Global Ratings Agency Fitch downgraded the US credit rating on August 1st from AAA to AAdue to fiscal concerns, a deterioration in US governance, as well as political polarization
reflected partly by the January 6th insurrection. The news took markets by surprise and caused
a minor flutter, but despite the downgrade being an undeniable bad omen the financial media
pretty much ignored the news. Does a downgrade to the US credit rating matter? Does it have
any effect on investors here in Australia – or anywhere else for that matter?

On August 1st the Global Ratings Agency Fitch stripped US government debt of its pristine, top-tier rating (something it warned of two months ago when Republicans were refusing to raise the debt limit, potentially triggering an historic default). Despite criticism from Wall Street and Washington, the rating agency’s reasons weren’t a surprise: ballooning US deficits and political dysfunction.

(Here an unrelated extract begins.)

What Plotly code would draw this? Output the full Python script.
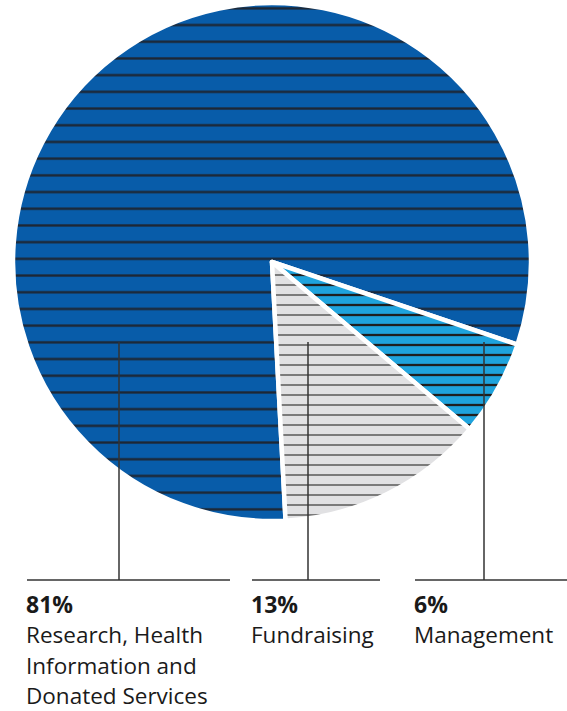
import plotly.graph_objects as go

# ---- data ----
categories = ["Research, Health Information and Donated Services", "Management", "Fundraising"]
values = [81, 6, 13]
pct_labels = ["81%", "6%", "13%"]
label_lines = [["Research, Health", "Information and", "Donated Services"], ["Management"], ["Fundraising"]]

# ---- styles ----
W, H = 567, 711
fill_colors = ["#085ca9", "#1ea3dd", "#e1e1e3"]
line_colors = ["#1d2633", "#1f1f1f", "#7b7b7b"]
pattern_sizes = [16.7, 10, 10]
pattern_solid = [0.14, 0.23, 0.2]

cx, cy, r = 272, 262, 259
label_x = [27, 415, 252]          # left edge of label blocks
leader_x = [119, 484, 308]        # vertical leader positions
rule_right = [230, 567, 380]
rule_y = 580
leader_top = 342

fig = go.Figure()
fig.add_trace(go.Pie(
    labels=categories, values=values, sort=False, direction="clockwise", rotation=177,
    textinfo="none", hoverinfo="label+percent", showlegend=False,
    marker=dict(colors=fill_colors, line=dict(color="white", width=4.5),
                pattern=dict(shape=["-", "-", "-"], fgcolor=line_colors, bgcolor=fill_colors,
                             size=pattern_sizes, solidity=pattern_solid, fillmode="replace")),
    domain=dict(x=[(cx - r) / W, (cx + r) / W], y=[1 - (cy + r) / H, 1 - (cy - r) / H]),
))

# invisible pixel axes for annotations
fig.add_trace(go.Scatter(x=[0, W], y=[0, H], mode="markers", marker=dict(opacity=0), hoverinfo="skip", showlegend=False))

shapes = []
annotations = []
for i in range(len(values)):
    shapes.append(dict(type="line", xref="x", yref="y", x0=leader_x[i], x1=leader_x[i], y0=leader_top, y1=rule_y,
                       line=dict(color="#333333", width=1.5)))
    shapes.append(dict(type="line", xref="x", yref="y", x0=label_x[i], x1=rule_right[i], y0=rule_y, y1=rule_y,
                       line=dict(color="#333333", width=1.5)))
    annotations.append(dict(x=label_x[i] - 2, y=604, xref="x", yref="y", text="<b>" + pct_labels[i] + "</b>",
                            showarrow=False, xanchor="left", yanchor="middle", borderpad=0,
                            font=dict(family="Open Sans", size=23, color="#1a1a1a")))
    for j, ln in enumerate(label_lines[i]):
        annotations.append(dict(x=label_x[i] - 2, y=634.5 + 30.5 * j, xref="x", yref="y", text=ln,
                                showarrow=False, xanchor="left", yanchor="middle", borderpad=0,
                                font=dict(family="Open Sans", size=22.5, color="#1a1a1a")))

fig.update_layout(
    width=W, height=H, margin=dict(l=0, r=0, t=0, b=0),
    paper_bgcolor="white", plot_bgcolor="rgba(0,0,0,0)",
    xaxis=dict(range=[0, W], visible=False, domain=[0, 1], fixedrange=True),
    yaxis=dict(range=[H, 0], visible=False, domain=[0, 1], fixedrange=True),
    shapes=shapes, annotations=annotations,
)
fig.write_html("out.html", config={"displayModeBar": False},
               post_script="document.body.style.margin='0';document.body.style.overflow='hidden';")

From Fitch’s announcement : “The rating downgrade of the United States reflects the expected fiscal deterioration over the next three years, a high and growing general government debt burden, and the erosion of governance relative to ‘AA’ and ‘AAA’ rated peers over the last two decades that has manifested in repeated debt limit standoffs and last-minute resolutions”.

These reasons will come as no surprise to anyone who broadly follows what is going on in the US politically and economically, and yet markets did have a little flutter on the announcement. But stock and bond markets had moved on to other news and events within a few hours, the downgrade seemingly forgotten.

And this is not the first time. Back in August 2011 Ratings Agency S&P Global caused a much greater shock when they downgraded the US debt from AAA to AA+. At that time stocks had a significant correction and investors rushed to buy government bonds (which is odd as these bonds were the very thing that had been downgraded and therefore supposedly had become riskier). But the market recovered within a short period.

At the time the U.S. government was entangled in drama around raising the debt ceiling, an event that really was unprecedented, and the ensuing downgrade of U.S. credit was a true shock to the markets. Uncertainty was high, and therefore market volatility was understandably high.

But looking through the lens of history, the stock market downturn after the 2011 ratings downgrade was a mere blip in the middle of the Great Bull Run – the market rally that started in March 2009 and went all the way to the end of 2021. As the graph below shows the S&P downgrade had no lasting effect on the S&P 500 Index as it made a cumulative return of 740% in that period (by comparison the S&P/ASX 200 Index had a cumulative return of 280%).